CPC MORPHING Technique (CMORPH)

Abstract

IR data are available globally nearly everywhere nearly all the time. However, IR channels measure cloud top temperatures and those temperatures do not always correlate well with rainfall. In many instances the cold cloud shield in a precipitating complex may be several times larger than the areal coverage of the actual precipitating region, sometimes with no rainfall directly under the coldest section. In contrast to the IR, relatively low frequency passive microwave (PMW) signals sense the thermal emission of raindrops while higher frequencies sense the scattering of upwelling radiation from the earth to space due to ice particles in the rain layer and tops of convective systems. Although rainfall estimates from PMW instruments are more accurate than those that are derived from IR data, PMW sensors are restricted to low orbit platforms and thus the temporal sampling from them is substantially less compared to geostationary IR data. Given this situation, the natural next step is to combine the data from these disparate sensors to take advantage of the strengths that each has to offer. A number of techniques have been developed in which the IR data are manipulated in a statistical fashion to mimic the behavior of PMW derived precipitation estimates.
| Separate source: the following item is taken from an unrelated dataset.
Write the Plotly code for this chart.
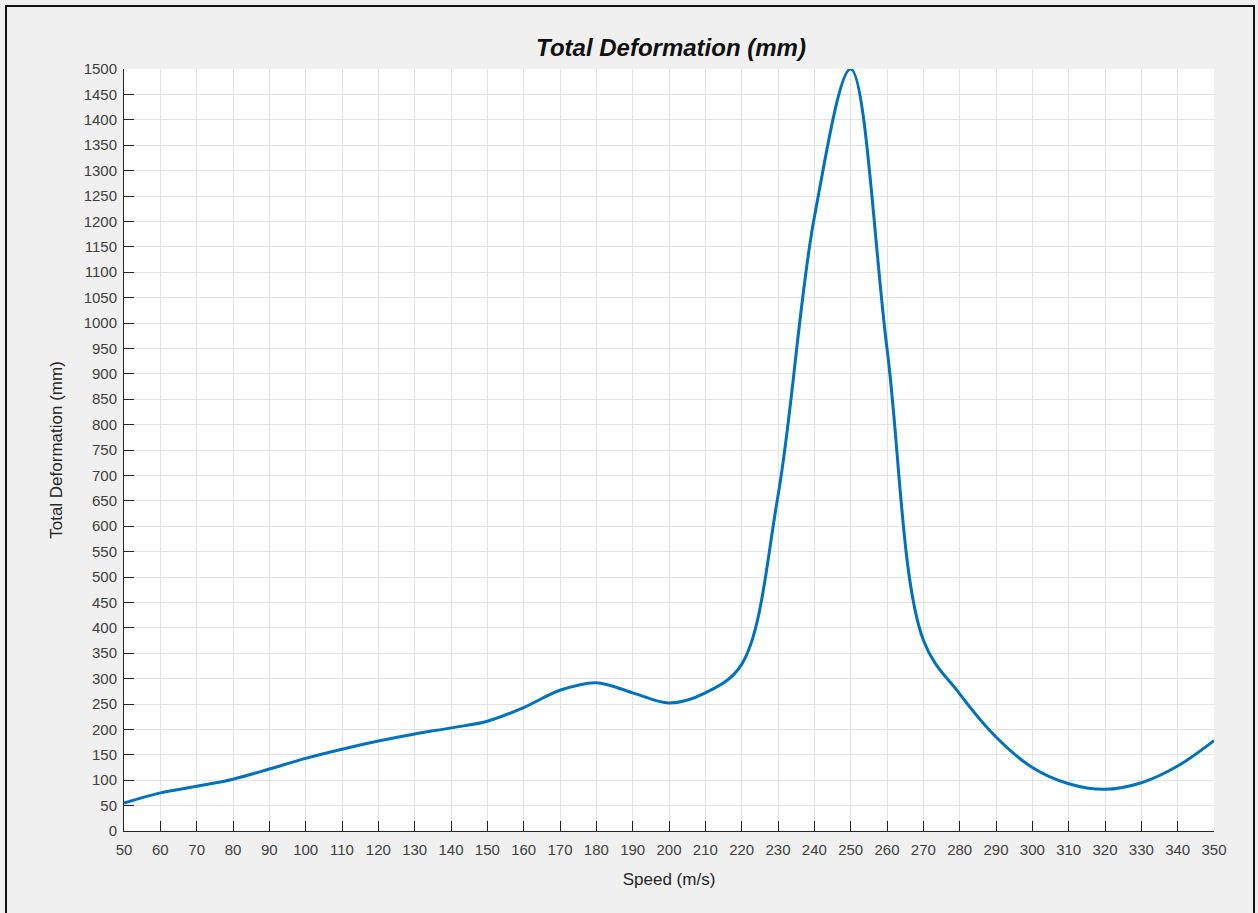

In these techniques, precipitation estimates are calculated directly from IR data through an empirical relationship between the rain rate and cloud top temperature and are used when PMW data are unavailable. An alternative method of combining these disparate data is proposed, one that uses precipitation estimates derived from low orbiter satellite PMW retrievals exclusively, and whose features are transported via spatial propagation information obtained from geostationary satellite IR data during periods when instantaneous PMW data are not available at a location.